More often than not, however, slow play isn’t born of a simple lack of consideration. Impoliteness can be a factor at club level, perhaps, mingling with obliviousness or naivety to produce a five-hour fourball, but slow play’s roots lie elsewhere, in the professional game, and there it has nothing at all to do with questions of etiquette. We’re eager to see it classified as a crime, but ultimately, it’s one without a clear motive, committed inadvertently; an unpleasant biproduct of other, bigger changes.
Indeed – and here we return somewhat obliquely to the thought experiment above – the advent of golf as a high-stakes professional sport has, to an extent, coincided with the birth and popularisation of sports psychology. The mind coach has risen to become an indispensable member of the Tour player’s entourage. Therapeutic sessions spent in anguished confession are, in many cases, now considered as valuable as those spent on the range or in the gym.
In other sports, other activities, the principles of positive thinking and the emphasis of routine fulfill a clearly defined function. They occupy the momentary space between one largely automatic event and another: the seconds a sprinter spends crouched in anticipation of the gun, or that stretch of time between the calling of a given play and the snap.
In golf, however, where only the actions of a lone competitor can move events forward, the association of routine and diligent preparation with success has had unintended consequences. Without limits – without the threat of, say, an imminent tackle or pass – self-examination will always tend towards the infinite. No matter how many mental checklists are completed, how many external factors accounted for, there’s always another avenue down which the conscious mind can race, or treacherous doubt waiting to burst from the shadows and plant the knife mid-swing. And though the quest for stillness and mechanised predictability is a futile one, the goal remains seductive nonetheless.
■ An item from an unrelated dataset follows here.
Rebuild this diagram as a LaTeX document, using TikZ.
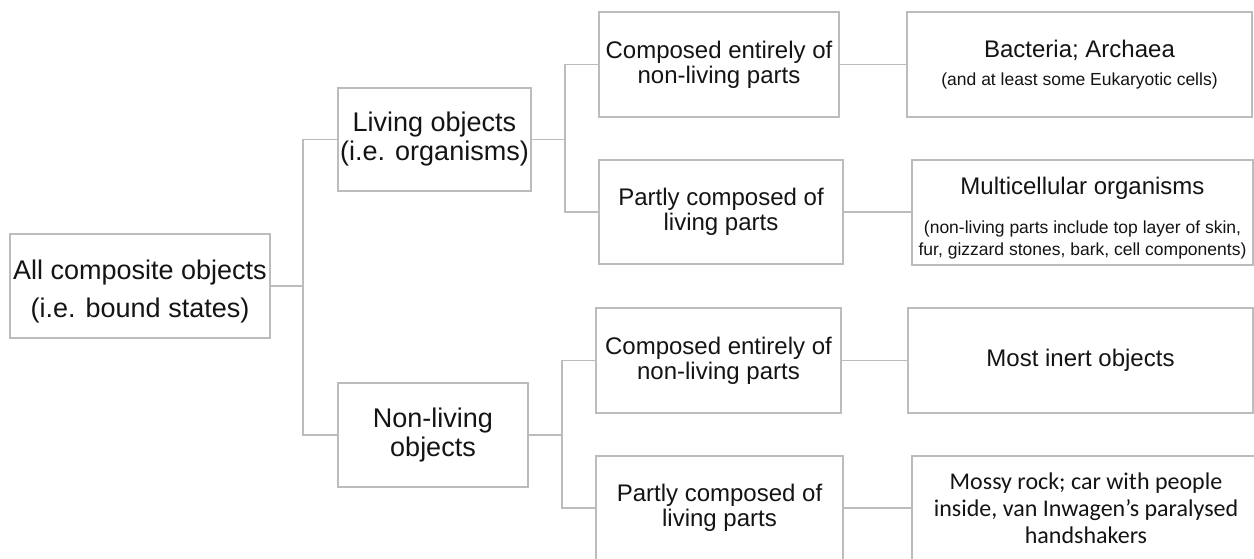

For this reason, the previous decade has seen pre-shot routines on the major tours accumulate layer upon layer of affectation. Yet to reach a saturation point – and how could they? there are no time limits, and fines present no real threat – they’ve become slightly sad barometers of angst and obsessive-compulsive habit. In every practice swing or agonised pause can be felt the burden of a mortgage payment or sense of familial obligation.
If Tiger brought rock and roll to golf, psychologists and gurus ushered in its era of prog-rock. Among their various, irony-free innovations, the bloated pre-shot routine stands apart as something of a trademark – the Tufnel-esque guitar solo of its time. Kevin Na is but Peter Gabriel in soft spikes, all self-indulgence and navel-gazing.
It’s not, then, that the game has lost its old values; merely that the demands of high-stakes competition have pushed them into the background. Golf psychology – professionalism, if you will – has made us hyperaware of the disaster lurking at the heart of the every lapse in concentration, and tied us to an idea of golf that all too often sees effort and slowness as one and the same thing. For every second spent in self-examination before a shot, it’s believed one edges closer to a state of total preparedness. And if, in actual fact, we’re not worrying or thinking all that hard, we’re still falling over ourselves to convey that impression. Now a worthless commodity, speed has just been crowded out of the market.
My point, essentially, is that as peeved and frustrated television viewers, we like to consider slow play the product of a few bad apples – the Kevin Nas and Erik Comptons of the world – but as players, we’ve bought into the whole culture that legitimates it. Fines look like the solution, but they’ll be nearly impossible to implement in anything but the most extreme circumstances. Slow play – again a little like prog-rock, now that I think of it – might just be an affliction without a quick fix; it could take a generation of punks to see it discredited.